On this type of cell for example of square shape with sides of about 20 cm, the electrolyte is of narrow thickness of the order of 5 to 10 μm. Alternatively, for an electrolyte supported cell, the thickness of the electrolyte may be a few tens of micrometers. It is formed of yttrium zirconium whilst the anode is formed of a metallic ceramic in which nickel is dispersed, and the cathode is formed of a perovskite.
The objective of the method is to detect in simple and reliable manner any sealing defects of the electrolyte which may be in the form of manufacturing problems such as cracks for example likely to allow the fuel and oxidizer gases to escape from this electrolyte.
To implement the method an installation 1 is provided shown in the single FIGURE, comprising a frame 2 in the form of a substantially parallelepiped container open at the top. The part to be tested i.e. the electrochemical cell 4 is placed in the container 2 horizontally and parallel to the bottom 6 of this container. A sealing gasket 8 is placed between the bottom 6 and the cell 4, this gasket following the contour of the cell. Typically, the gasket 8 has a thickness of the order of 2 mm e.g. from 1 to 4 mm.

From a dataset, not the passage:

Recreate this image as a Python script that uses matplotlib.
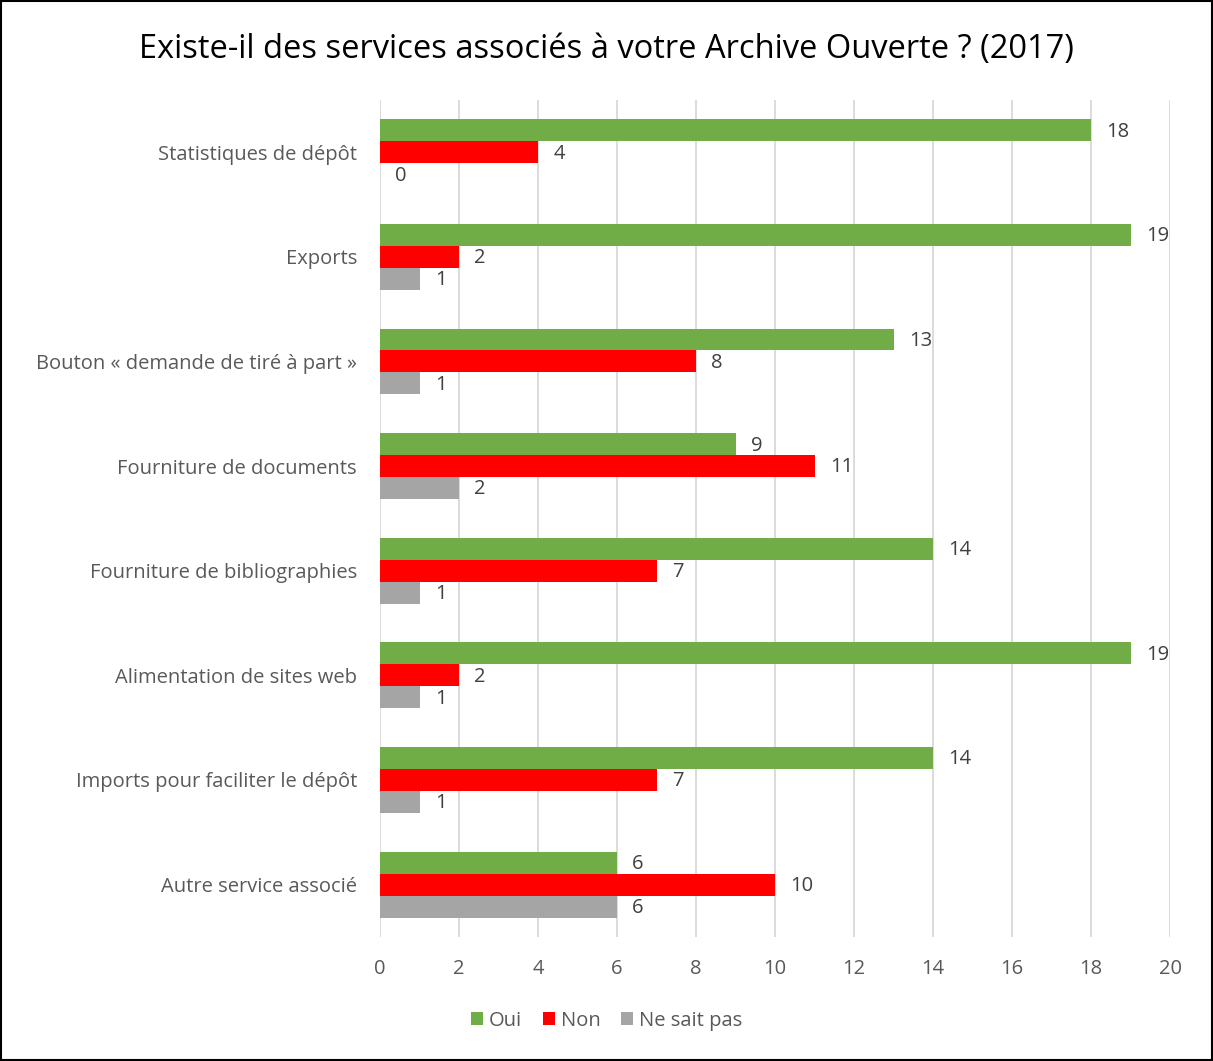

In addition, the upper part of the container is covered by an openwork lid 10 e.g. cross-shaped whose ends are retained by the side walls of the container. This lid 10 is provided with clamping means here comprising one or more vertical screws 12 bearing against a clamping plate 14 also of openwork type. Another sealing gasket 16 is positioned between the clamping plate 14 and the cell 4, this gasket also following the contour of the cell.
The tightening of the screw 12 allows the two sealing gaskets 8, 16 to be placed under pressure between the plate 14 and the bottom 6 of the container. Typically, clamping is of the order of 10 N.m−1, to guarantee sufficient imperviousness at the seals without damaging the part however which is of narrow thickness of between a few micrometers, for example 60 micrometers, and 500 micrometers, preferably of the order of 80 to 200 micrometers. Quantification of the clamping provides for the reproducibility and homogeneous application thereof from one part to another.
With this installation, a closed cavity 18 is delimited by the bottom 6, the gasket 8 and a first outer surface of cell 4, namely the underside surface 20 of the electrochemical cell.
The bottom 6 can be provided with a recess 22 separated from the remainder of the cavity 18 by a grid 24 forming a diffuser, ensuring efficient distribution and hence efficient mixing and renewing of the gases in the cavity 18.
The cavity 18 is designed to be flushed with neutral gas preferably nitrogen gas, circulating between an inlet 26 and an outlet 28 both made through the bottom 6. As can be seen in the FIGURE the inlet 26 opens out into the recess 22 whilst the outlet 28 leads to the grid 24. In other words the outlet 28, after passing through the bottom 6, assumes the form of a pipe set in the grid 24.
Preferably the cavity 18 is of small volume for example between 100 and 600 cm3, preferably of the order of 200 to 300 cm3. The inlet 26 is connected to the nitrogen gas feed means 30, such as a cylinder of nitrogen gas, via a flow rate and pressure regulating valve 32. By way of an illustrative example, the valve is driven so as to deliver a flow rate of nitrogen gas of the order of 100 ml/min, at a pressure in the region of 10 to 100 mbars, preferably 10 to 50 mbars. The outlet 28 is connected to a trace analyser 34, preferably in the form of an electrochemical probe, whose function is explained below.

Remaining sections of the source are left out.